At the very least, a reporter following these protocols would know that the President’s statement was less than rigorously true. So too would anyone following the story at home. What’s the point of building the world’s greatest factual reference and not making it public to the world?

The President should have access to the factbase as well – if only to get his story straight before he goes out to meet the press.

And if the President wishes to contend that the factbase is wrong, well – we should be able to build feedback mechanisms that allow that, as well.

Administration
So, imagine for a moment that our discovery informatics wizards could develop the right interface. And imagine that our systems geniuses could invent the right storage, cross-referencing and retrieval processes. Imagine that our best archivists and data specialists could create a transparent system for batch-converting the huge volume of new data that would soon flood into your fact base. Imagine that the wise among us could create fair and practical ways or making sure the factbase stays accurate.

OK then: How would we pay for it?

One answer might be that the nation’s media outlets could work cooperatively on such a system, much in the same way that that competitors work together to make the Associated Press. The project is too large for any single participant, but if each worked together, each would benefit.

Colleges and universities? Sure. Research and development labs? You bet. Anyone with an interest in the expansion and vetting of information could benefit.

Governments?

Well, that’s another question.

Regardless of who would pay and how much such a system would cost, I see nothing it what I propose here that exceeds the theoretical capabilities of existing or developing technologies. And if science is any guide, then the value of having solid factual information at the world’s disposal – without having to independently verify each individual bit of knowledge – would be a tremendous economic multiplier.

I believe a system like this will be within our reach within a decade.

Would it be a magic bullet? No. So much of what passes for fact is actually only “facty.” How much of our political reality is based on guesses, attitudes, opinions? A DRY factbase and standards-based journalism wouldn’t change that.

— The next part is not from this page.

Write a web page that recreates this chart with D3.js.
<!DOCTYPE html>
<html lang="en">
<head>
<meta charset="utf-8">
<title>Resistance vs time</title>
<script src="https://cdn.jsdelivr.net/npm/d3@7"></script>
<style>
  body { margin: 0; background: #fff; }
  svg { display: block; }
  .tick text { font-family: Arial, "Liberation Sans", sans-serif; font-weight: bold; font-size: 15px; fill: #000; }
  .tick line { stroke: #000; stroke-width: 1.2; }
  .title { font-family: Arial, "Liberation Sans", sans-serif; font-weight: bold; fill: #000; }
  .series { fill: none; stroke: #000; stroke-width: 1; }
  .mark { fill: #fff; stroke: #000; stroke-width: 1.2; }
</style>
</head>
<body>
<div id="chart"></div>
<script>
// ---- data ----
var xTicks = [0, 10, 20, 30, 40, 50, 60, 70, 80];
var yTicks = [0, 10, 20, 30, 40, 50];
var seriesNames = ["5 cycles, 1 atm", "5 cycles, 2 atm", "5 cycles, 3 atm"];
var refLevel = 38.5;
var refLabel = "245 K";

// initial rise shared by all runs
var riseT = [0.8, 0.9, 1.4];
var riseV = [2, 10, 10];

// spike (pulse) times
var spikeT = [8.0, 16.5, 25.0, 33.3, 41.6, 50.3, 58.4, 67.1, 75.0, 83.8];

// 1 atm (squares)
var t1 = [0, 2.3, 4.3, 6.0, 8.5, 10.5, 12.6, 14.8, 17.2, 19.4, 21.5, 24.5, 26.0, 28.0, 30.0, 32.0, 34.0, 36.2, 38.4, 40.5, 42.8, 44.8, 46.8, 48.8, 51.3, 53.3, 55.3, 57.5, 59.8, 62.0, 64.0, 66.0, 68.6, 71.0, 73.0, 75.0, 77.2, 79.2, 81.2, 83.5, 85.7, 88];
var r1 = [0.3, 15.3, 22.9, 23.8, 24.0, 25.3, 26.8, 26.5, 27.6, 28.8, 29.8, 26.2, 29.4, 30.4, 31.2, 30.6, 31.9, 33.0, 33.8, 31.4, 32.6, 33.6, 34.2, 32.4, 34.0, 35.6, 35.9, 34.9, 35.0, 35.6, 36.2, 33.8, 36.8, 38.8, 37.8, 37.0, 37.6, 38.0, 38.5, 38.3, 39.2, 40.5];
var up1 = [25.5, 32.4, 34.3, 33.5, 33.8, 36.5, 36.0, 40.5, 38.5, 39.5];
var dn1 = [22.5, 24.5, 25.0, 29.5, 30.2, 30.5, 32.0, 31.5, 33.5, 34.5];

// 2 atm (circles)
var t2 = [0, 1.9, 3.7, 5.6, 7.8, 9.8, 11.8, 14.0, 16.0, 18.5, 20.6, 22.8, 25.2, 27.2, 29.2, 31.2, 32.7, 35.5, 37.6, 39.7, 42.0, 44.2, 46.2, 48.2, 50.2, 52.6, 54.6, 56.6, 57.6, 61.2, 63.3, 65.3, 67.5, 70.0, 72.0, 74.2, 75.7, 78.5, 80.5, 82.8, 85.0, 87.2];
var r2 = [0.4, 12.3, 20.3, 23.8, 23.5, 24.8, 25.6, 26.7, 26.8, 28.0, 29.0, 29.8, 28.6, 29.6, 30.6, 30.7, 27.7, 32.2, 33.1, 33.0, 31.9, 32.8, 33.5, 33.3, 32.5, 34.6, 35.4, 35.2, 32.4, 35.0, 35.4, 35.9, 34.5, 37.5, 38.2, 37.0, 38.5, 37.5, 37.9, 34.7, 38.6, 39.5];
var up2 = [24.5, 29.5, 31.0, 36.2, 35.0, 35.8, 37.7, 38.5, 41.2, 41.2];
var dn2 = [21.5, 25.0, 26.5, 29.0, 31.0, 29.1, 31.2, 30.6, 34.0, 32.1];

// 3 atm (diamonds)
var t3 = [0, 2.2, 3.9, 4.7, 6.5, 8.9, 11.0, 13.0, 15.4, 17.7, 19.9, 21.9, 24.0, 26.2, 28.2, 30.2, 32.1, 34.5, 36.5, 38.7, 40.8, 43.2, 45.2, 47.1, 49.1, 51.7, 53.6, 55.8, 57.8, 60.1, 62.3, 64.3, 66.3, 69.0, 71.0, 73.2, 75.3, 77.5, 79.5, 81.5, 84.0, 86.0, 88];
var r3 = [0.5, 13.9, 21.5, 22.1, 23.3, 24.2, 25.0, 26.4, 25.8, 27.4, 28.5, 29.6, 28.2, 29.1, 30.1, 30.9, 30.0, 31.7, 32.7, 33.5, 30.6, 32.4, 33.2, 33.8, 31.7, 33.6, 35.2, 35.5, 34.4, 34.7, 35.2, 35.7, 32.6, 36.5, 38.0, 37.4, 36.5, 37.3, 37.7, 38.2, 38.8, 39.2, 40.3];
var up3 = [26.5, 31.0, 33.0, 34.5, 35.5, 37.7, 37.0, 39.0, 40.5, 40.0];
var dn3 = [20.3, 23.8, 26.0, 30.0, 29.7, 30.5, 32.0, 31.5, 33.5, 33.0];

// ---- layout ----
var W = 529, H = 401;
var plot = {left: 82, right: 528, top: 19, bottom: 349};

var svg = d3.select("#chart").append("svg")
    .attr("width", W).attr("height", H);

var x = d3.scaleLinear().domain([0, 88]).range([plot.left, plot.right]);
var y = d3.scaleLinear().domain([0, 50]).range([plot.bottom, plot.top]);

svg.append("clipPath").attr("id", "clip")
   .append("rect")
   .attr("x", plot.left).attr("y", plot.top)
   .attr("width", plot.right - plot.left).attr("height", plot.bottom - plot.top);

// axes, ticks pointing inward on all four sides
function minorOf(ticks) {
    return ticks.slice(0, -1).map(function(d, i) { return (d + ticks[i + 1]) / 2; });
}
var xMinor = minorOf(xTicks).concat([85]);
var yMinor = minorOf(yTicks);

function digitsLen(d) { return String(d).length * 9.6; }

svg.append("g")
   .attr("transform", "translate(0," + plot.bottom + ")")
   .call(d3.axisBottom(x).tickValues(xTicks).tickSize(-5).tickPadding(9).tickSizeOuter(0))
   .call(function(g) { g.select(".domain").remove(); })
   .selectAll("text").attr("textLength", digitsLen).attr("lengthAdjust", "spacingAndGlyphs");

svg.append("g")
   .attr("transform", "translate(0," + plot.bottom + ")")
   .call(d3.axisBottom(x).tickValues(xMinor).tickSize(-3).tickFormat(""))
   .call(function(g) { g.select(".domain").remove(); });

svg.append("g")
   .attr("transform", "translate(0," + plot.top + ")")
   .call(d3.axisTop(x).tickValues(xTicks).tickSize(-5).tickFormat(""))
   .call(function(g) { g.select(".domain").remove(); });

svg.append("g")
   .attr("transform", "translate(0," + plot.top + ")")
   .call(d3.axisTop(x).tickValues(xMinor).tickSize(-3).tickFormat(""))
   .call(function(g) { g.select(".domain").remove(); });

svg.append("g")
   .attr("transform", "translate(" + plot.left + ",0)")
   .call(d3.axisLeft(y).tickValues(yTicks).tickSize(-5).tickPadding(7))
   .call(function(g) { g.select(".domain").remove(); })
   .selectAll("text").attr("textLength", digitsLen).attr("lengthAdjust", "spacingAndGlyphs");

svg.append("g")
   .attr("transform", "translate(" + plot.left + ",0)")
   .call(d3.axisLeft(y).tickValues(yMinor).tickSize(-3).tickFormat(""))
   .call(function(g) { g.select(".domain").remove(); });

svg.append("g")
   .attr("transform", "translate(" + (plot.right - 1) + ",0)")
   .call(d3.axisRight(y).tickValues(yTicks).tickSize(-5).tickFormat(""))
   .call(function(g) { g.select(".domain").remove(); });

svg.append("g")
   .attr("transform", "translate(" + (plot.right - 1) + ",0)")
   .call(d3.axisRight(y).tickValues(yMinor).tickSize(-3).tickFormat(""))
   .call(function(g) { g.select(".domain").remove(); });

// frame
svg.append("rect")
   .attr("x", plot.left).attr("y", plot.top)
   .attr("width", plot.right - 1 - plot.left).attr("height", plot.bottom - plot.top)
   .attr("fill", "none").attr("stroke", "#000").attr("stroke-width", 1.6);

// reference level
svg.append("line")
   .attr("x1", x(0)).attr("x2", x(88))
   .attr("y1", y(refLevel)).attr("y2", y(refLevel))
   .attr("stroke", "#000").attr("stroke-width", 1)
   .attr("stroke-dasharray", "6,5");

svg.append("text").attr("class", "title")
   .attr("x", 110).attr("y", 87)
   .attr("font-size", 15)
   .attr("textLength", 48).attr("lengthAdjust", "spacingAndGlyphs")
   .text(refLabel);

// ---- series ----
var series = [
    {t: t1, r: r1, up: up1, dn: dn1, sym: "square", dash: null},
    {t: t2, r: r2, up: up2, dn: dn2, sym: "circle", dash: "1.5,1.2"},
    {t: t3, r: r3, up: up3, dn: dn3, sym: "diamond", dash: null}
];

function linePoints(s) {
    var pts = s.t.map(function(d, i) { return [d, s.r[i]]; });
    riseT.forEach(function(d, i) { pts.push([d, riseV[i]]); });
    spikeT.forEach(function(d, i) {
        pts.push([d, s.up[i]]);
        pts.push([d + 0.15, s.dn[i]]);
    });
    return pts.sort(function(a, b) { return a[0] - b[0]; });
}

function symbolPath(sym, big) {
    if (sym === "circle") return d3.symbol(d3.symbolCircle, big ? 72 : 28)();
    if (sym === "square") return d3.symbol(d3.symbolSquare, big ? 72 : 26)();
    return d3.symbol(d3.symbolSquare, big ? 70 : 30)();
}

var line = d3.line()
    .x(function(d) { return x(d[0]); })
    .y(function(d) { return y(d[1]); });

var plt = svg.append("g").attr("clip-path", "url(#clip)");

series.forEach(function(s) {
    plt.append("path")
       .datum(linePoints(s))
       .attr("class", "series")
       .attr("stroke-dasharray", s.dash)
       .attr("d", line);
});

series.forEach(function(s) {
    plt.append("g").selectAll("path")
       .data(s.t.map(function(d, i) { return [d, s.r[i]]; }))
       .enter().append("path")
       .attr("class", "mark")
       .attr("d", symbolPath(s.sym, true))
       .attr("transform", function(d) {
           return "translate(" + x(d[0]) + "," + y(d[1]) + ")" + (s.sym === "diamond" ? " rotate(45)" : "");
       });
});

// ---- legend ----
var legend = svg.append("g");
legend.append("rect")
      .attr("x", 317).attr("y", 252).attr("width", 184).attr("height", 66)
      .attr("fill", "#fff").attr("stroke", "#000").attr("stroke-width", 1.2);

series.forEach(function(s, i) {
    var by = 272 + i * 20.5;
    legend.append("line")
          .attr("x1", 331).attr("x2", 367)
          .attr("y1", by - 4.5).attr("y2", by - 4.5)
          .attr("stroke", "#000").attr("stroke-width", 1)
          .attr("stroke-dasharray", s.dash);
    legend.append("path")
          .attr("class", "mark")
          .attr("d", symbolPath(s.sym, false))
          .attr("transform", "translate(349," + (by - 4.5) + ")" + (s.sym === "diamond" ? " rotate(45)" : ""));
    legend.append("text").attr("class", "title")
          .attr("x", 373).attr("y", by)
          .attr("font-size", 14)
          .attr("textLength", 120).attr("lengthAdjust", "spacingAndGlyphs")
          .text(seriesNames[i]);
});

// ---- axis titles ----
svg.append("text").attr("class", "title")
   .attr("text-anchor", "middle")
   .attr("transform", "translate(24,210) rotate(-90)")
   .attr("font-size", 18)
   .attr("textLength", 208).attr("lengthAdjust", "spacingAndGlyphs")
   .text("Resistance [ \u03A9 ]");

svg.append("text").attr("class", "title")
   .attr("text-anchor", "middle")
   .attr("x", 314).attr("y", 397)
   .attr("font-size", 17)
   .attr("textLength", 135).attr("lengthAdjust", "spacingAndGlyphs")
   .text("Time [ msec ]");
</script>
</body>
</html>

But creating a standard repository of “single, unambiguous, authoritative representations” of knowledge would be a transformative technology both for journalism and society. Not because it would expand knowledge – but because it would allow the creation of a system of mutually agreed-upon, standards-based journalism and communication.

Some people would choose to stay outside such a system. They would challenge its validity, appeal to fear, appeal to divine authority. They could appeal to “truthiness” just as they do today.

But by making such a system open-source, and by inviting everyone to participate in monitoring it, you would move truthiness from the heart of the culture to its periphery.

People like me will still write to persuade. We will still argue over which facts are relevant.

But no longer will you have to trust me to see the relative value in what I have to say.

And that would be the biggest improvement in communication I could ever imagine.